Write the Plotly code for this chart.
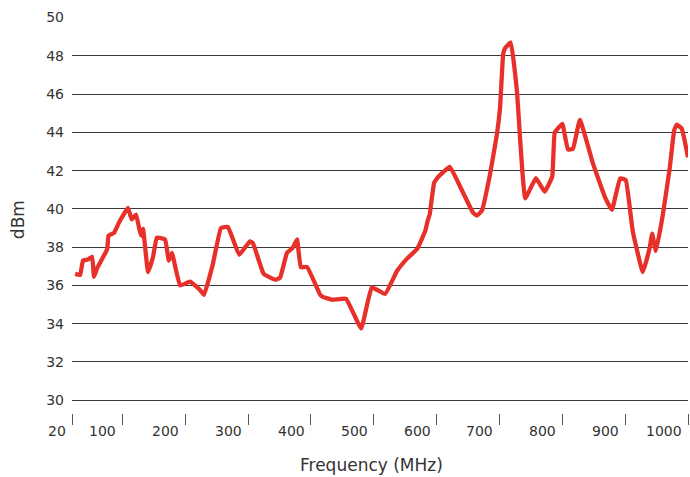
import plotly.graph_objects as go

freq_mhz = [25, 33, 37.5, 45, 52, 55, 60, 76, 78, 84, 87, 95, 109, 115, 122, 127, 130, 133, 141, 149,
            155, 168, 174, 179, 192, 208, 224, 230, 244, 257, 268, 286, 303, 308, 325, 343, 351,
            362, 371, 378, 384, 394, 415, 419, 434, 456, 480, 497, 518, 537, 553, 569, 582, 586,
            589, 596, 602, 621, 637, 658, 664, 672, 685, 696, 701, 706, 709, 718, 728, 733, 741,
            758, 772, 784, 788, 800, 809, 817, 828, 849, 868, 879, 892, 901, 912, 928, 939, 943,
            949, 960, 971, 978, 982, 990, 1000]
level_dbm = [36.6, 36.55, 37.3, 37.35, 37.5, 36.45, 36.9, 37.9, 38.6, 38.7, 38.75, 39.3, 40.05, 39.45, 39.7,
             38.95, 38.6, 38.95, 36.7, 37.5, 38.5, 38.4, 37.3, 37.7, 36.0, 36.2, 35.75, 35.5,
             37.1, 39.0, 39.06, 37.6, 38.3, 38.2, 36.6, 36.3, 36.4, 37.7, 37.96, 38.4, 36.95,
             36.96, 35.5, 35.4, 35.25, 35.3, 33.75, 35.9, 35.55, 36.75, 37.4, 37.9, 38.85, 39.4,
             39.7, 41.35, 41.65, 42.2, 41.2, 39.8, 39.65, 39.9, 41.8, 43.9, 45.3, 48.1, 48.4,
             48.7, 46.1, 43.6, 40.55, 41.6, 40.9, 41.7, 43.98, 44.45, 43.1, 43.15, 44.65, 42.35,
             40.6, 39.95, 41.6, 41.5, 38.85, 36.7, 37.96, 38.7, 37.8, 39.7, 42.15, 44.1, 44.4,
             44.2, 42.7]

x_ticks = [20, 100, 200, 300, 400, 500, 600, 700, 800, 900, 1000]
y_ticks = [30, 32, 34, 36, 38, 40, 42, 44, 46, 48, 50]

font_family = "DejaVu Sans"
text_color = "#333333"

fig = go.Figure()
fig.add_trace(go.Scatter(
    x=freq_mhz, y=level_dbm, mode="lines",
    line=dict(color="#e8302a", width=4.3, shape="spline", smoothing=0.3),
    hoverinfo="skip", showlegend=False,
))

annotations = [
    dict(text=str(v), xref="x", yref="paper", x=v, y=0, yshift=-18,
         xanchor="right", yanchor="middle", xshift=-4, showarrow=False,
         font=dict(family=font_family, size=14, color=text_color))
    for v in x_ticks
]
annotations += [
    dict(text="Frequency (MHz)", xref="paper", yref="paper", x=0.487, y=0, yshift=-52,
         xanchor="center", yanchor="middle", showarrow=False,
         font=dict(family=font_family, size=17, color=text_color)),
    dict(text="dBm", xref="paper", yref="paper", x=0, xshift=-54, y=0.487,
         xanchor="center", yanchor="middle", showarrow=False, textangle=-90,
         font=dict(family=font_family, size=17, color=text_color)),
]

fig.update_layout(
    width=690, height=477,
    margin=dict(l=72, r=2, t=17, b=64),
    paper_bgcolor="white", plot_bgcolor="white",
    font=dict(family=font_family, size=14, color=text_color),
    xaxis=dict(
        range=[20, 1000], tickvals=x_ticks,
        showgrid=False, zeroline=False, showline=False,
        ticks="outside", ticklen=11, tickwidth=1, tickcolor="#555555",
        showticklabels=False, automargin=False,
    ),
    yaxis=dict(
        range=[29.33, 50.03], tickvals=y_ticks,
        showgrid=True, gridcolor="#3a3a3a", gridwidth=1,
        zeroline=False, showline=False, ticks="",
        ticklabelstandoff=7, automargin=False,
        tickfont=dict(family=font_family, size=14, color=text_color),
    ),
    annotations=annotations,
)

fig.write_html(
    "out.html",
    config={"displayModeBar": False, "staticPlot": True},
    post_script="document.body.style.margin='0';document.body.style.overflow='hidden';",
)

____________________

◆ **TO BE DONE**
From start to finish, output the listing exactly, but omit its pictures.

◆ **EXPECTED OUTPUT**
Write the Plotly code for this chart.
import plotly.graph_objects as go

freq_mhz = [25, 33, 37.5, 45, 52, 55, 60, 76, 78, 84, 87, 95, 109, 115, 122, 127, 130, 133, 141, 149,
            155, 168, 174, 179, 192, 208, 224, 230, 244, 257, 268, 286, 303, 308, 325, 343, 351,
            362, 371, 378, 384, 394, 415, 419, 434, 456, 480, 497, 518, 537, 553, 569, 582, 586,
            589, 596, 602, 621, 637, 658, 664, 672, 685, 696, 701, 706, 709, 718, 728, 733, 741,
            758, 772, 784, 788, 800, 809, 817, 828, 849, 868, 879, 892, 901, 912, 928, 939, 943,
            949, 960, 971, 978, 982, 990, 1000]
level_dbm = [36.6, 36.55, 37.3, 37.35, 37.5, 36.45, 36.9, 37.9, 38.6, 38.7, 38.75, 39.3, 40.05, 39.45, 39.7,
             38.95, 38.6, 38.95, 36.7, 37.5, 38.5, 38.4, 37.3, 37.7, 36.0, 36.2, 35.75, 35.5,
             37.1, 39.0, 39.06, 37.6, 38.3, 38.2, 36.6, 36.3, 36.4, 37.7, 37.96, 38.4, 36.95,
             36.96, 35.5, 35.4, 35.25, 35.3, 33.75, 35.9, 35.55, 36.75, 37.4, 37.9, 38.85, 39.4,
             39.7, 41.35, 41.65, 42.2, 41.2, 39.8, 39.65, 39.9, 41.8, 43.9, 45.3, 48.1, 48.4,
             48.7, 46.1, 43.6, 40.55, 41.6, 40.9, 41.7, 43.98, 44.45, 43.1, 43.15, 44.65, 42.35,
             40.6, 39.95, 41.6, 41.5, 38.85, 36.7, 37.96, 38.7, 37.8, 39.7, 42.15, 44.1, 44.4,
             44.2, 42.7]

x_ticks = [20, 100, 200, 300, 400, 500, 600, 700, 800, 900, 1000]
y_ticks = [30, 32, 34, 36, 38, 40, 42, 44, 46, 48, 50]

font_family = "DejaVu Sans"
text_color = "#333333"

fig = go.Figure()
fig.add_trace(go.Scatter(
    x=freq_mhz, y=level_dbm, mode="lines",
    line=dict(color="#e8302a", width=4.3, shape="spline", smoothing=0.3),
    hoverinfo="skip", showlegend=False,
))

annotations = [
    dict(text=str(v), xref="x", yref="paper", x=v, y=0, yshift=-18,
         xanchor="right", yanchor="middle", xshift=-4, showarrow=False,
         font=dict(family=font_family, size=14, color=text_color))
    for v in x_ticks
]
annotations += [
    dict(text="Frequency (MHz)", xref="paper", yref="paper", x=0.487, y=0, yshift=-52,
         xanchor="center", yanchor="middle", showarrow=False,
         font=dict(family=font_family, size=17, color=text_color)),
    dict(text="dBm", xref="paper", yref="paper", x=0, xshift=-54, y=0.487,
         xanchor="center", yanchor="middle", showarrow=False, textangle=-90,
         font=dict(family=font_family, size=17, color=text_color)),
]

fig.update_layout(
    width=690, height=477,
    margin=dict(l=72, r=2, t=17, b=64),
    paper_bgcolor="white", plot_bgcolor="white",
    font=dict(family=font_family, size=14, color=text_color),
    xaxis=dict(
        range=[20, 1000], tickvals=x_ticks,
        showgrid=False, zeroline=False, showline=False,
        ticks="outside", ticklen=11, tickwidth=1, tickcolor="#555555",
        showticklabels=False, automargin=False,
    ),
    yaxis=dict(
        range=[29.33, 50.03], tickvals=y_ticks,
        showgrid=True, gridcolor="#3a3a3a", gridwidth=1,
        zeroline=False, showline=False, ticks="",
        ticklabelstandoff=7, automargin=False,
        tickfont=dict(family=font_family, size=14, color=text_color),
    ),
    annotations=annotations,
)

fig.write_html(
    "out.html",
    config={"displayModeBar": False, "staticPlot": True},
    post_script="document.body.style.margin='0';document.body.style.overflow='hidden';",
)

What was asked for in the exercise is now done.